→ DIRECTION
Report how many lines contain "matplotlib", with no other words.
** Start of DATA RECORDS **
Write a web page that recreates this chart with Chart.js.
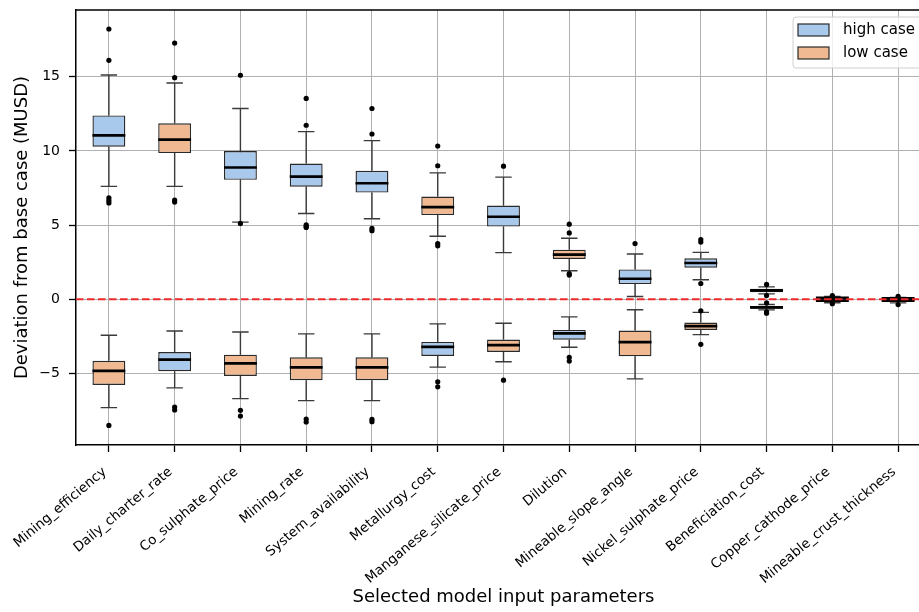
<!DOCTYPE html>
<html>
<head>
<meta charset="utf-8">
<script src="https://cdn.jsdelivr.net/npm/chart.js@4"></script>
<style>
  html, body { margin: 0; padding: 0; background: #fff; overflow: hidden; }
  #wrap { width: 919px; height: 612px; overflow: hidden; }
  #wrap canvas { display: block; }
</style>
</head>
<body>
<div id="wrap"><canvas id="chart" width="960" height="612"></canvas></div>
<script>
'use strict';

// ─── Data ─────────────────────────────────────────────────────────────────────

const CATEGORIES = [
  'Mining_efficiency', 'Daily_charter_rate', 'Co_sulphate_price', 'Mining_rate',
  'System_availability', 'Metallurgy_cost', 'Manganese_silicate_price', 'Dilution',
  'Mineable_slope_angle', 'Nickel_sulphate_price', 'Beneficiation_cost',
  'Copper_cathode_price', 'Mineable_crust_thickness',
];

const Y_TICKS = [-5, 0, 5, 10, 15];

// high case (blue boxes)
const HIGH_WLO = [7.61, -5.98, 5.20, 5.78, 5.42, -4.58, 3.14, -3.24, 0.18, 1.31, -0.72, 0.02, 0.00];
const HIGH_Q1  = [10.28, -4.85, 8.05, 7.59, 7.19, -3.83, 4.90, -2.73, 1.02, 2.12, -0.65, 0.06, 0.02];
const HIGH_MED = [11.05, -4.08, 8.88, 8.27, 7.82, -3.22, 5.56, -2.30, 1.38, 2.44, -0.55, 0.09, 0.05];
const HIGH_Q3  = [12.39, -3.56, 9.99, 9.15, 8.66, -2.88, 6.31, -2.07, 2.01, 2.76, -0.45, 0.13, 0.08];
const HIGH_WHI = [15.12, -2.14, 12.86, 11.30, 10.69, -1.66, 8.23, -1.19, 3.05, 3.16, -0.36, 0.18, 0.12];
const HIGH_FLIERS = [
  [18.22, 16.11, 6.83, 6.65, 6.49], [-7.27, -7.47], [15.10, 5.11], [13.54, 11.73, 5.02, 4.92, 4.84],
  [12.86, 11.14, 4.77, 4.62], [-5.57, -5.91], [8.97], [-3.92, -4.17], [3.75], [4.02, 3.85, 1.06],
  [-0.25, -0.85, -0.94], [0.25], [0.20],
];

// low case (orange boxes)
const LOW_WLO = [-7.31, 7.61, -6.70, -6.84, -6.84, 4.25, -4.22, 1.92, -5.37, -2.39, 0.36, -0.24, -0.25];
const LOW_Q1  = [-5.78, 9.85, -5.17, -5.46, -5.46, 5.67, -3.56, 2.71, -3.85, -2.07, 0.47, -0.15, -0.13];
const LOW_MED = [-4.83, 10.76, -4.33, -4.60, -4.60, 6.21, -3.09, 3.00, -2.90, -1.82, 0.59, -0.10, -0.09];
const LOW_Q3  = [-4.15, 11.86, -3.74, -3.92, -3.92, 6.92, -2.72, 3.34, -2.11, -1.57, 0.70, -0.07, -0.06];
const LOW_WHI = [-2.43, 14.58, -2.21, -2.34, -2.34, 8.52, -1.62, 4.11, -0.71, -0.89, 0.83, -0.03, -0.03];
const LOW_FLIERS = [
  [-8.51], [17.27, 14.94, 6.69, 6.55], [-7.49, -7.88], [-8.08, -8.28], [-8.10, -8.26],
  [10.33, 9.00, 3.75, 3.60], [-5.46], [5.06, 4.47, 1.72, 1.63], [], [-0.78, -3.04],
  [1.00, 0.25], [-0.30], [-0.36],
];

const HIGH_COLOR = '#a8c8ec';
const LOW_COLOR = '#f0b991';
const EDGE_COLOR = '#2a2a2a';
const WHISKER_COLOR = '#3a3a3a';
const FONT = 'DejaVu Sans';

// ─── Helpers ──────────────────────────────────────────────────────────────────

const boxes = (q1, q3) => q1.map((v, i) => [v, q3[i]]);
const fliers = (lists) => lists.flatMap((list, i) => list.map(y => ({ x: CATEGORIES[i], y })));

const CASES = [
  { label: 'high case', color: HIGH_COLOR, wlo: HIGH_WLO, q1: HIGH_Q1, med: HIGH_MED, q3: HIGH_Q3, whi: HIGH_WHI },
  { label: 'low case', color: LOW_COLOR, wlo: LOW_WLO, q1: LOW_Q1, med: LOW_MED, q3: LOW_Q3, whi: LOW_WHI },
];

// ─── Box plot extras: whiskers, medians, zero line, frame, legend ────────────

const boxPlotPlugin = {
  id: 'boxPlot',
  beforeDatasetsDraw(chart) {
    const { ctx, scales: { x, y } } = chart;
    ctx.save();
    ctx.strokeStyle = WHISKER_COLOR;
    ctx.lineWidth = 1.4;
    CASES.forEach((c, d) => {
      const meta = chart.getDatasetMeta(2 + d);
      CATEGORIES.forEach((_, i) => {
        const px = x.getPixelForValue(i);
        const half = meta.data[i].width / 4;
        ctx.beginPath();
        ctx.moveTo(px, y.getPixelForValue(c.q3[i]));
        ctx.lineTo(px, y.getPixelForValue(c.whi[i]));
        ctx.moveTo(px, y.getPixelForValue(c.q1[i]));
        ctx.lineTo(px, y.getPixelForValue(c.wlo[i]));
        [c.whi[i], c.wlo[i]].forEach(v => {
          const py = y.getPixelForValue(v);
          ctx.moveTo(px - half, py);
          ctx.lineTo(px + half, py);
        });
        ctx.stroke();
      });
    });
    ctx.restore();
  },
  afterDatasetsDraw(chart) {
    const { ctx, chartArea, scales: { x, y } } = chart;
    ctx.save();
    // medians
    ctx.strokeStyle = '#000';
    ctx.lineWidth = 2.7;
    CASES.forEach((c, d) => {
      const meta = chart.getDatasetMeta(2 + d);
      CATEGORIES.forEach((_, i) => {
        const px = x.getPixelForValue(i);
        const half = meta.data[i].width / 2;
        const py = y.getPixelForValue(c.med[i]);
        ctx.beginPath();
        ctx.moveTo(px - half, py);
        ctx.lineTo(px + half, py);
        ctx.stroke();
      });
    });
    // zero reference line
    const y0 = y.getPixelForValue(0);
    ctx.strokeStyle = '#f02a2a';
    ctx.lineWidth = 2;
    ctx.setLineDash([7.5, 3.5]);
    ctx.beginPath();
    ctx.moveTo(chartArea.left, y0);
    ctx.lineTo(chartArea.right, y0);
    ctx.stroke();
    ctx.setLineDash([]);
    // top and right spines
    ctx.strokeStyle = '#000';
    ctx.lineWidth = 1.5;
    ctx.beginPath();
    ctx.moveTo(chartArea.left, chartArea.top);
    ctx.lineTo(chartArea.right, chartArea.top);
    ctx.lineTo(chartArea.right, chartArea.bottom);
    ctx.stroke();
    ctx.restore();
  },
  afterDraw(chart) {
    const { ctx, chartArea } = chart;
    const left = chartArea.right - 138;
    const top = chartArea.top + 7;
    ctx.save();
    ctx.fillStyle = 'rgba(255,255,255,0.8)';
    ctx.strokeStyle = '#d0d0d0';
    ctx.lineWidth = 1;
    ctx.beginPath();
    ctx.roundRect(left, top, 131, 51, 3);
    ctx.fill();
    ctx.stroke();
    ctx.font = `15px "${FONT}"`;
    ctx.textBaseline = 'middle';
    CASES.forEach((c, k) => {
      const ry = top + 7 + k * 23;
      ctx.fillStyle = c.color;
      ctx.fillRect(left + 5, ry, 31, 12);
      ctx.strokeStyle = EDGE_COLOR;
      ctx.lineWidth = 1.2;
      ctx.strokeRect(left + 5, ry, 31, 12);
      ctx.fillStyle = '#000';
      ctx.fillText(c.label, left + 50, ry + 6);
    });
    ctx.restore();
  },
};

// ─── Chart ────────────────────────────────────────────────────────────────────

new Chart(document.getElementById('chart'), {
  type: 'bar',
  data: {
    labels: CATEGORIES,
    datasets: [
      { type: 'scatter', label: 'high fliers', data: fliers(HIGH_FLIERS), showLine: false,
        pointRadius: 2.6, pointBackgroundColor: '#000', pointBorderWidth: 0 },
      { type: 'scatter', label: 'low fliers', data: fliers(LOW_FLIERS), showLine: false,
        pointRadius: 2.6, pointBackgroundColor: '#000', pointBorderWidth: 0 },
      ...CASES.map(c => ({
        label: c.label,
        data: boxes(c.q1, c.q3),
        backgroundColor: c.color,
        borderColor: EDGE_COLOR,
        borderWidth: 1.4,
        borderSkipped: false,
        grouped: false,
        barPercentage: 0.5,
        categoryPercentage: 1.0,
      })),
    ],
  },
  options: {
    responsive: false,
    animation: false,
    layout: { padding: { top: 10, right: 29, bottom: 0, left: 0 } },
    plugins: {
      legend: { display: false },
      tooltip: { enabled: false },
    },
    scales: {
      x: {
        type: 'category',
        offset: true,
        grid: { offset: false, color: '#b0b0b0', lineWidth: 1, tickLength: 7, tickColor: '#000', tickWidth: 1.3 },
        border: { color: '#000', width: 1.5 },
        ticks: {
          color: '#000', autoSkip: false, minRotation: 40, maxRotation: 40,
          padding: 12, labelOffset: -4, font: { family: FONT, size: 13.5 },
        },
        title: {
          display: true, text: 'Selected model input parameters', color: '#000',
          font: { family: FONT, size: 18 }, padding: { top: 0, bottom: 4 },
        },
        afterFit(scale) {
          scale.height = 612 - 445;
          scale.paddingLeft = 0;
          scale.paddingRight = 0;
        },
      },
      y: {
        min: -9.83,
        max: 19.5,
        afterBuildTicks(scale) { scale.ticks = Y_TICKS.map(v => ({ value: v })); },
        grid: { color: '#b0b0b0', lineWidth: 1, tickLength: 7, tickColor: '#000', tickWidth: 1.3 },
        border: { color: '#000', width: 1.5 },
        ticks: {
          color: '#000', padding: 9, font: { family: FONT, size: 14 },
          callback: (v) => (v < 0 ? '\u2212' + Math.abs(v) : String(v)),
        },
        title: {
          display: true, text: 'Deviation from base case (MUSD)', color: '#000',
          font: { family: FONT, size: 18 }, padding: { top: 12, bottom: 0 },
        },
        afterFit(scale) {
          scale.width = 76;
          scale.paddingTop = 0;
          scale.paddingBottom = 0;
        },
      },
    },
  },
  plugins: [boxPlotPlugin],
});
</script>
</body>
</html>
** End of DATA RECORDS **
** Start of DATA RECORDS **
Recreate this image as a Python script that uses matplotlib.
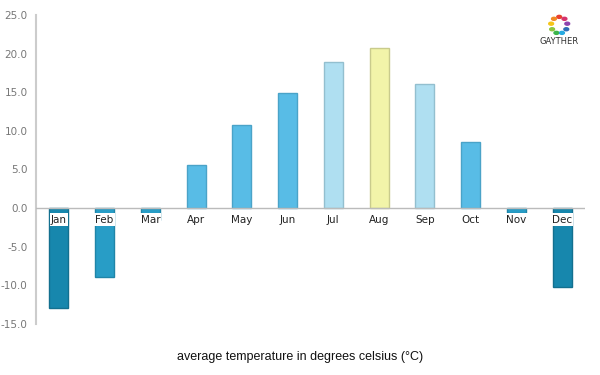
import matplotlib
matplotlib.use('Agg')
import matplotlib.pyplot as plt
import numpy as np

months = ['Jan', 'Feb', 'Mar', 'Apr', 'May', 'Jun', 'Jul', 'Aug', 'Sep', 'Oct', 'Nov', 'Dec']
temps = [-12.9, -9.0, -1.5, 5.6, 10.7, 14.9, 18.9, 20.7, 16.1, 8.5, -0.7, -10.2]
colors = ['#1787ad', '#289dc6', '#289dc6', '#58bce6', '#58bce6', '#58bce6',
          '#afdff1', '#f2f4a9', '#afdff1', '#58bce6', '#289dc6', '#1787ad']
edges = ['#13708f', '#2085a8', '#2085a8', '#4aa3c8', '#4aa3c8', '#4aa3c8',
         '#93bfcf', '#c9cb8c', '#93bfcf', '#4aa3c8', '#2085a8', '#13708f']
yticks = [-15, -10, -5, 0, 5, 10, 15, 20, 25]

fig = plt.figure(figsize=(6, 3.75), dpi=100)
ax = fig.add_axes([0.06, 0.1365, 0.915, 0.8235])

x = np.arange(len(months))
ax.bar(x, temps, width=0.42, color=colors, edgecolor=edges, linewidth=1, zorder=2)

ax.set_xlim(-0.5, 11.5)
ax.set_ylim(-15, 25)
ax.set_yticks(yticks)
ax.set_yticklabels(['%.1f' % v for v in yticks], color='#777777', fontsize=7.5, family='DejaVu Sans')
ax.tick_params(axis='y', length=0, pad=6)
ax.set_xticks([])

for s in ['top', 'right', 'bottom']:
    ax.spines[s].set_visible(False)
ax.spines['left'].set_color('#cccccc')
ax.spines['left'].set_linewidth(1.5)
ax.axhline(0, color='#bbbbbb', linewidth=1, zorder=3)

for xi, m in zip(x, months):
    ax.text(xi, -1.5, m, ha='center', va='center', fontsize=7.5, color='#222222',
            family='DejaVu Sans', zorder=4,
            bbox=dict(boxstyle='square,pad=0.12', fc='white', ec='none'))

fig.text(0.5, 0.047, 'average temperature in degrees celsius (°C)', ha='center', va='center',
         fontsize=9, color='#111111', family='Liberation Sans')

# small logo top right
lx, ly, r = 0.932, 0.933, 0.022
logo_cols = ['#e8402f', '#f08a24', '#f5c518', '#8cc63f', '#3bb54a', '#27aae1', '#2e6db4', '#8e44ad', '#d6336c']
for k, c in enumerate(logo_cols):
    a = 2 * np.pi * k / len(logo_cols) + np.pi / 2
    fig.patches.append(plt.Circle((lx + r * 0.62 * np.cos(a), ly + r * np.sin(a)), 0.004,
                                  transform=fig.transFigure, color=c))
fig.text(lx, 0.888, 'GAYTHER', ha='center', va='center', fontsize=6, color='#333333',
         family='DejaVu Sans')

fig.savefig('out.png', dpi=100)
** End of DATA RECORDS **
→ REPLY TO THE TASK
4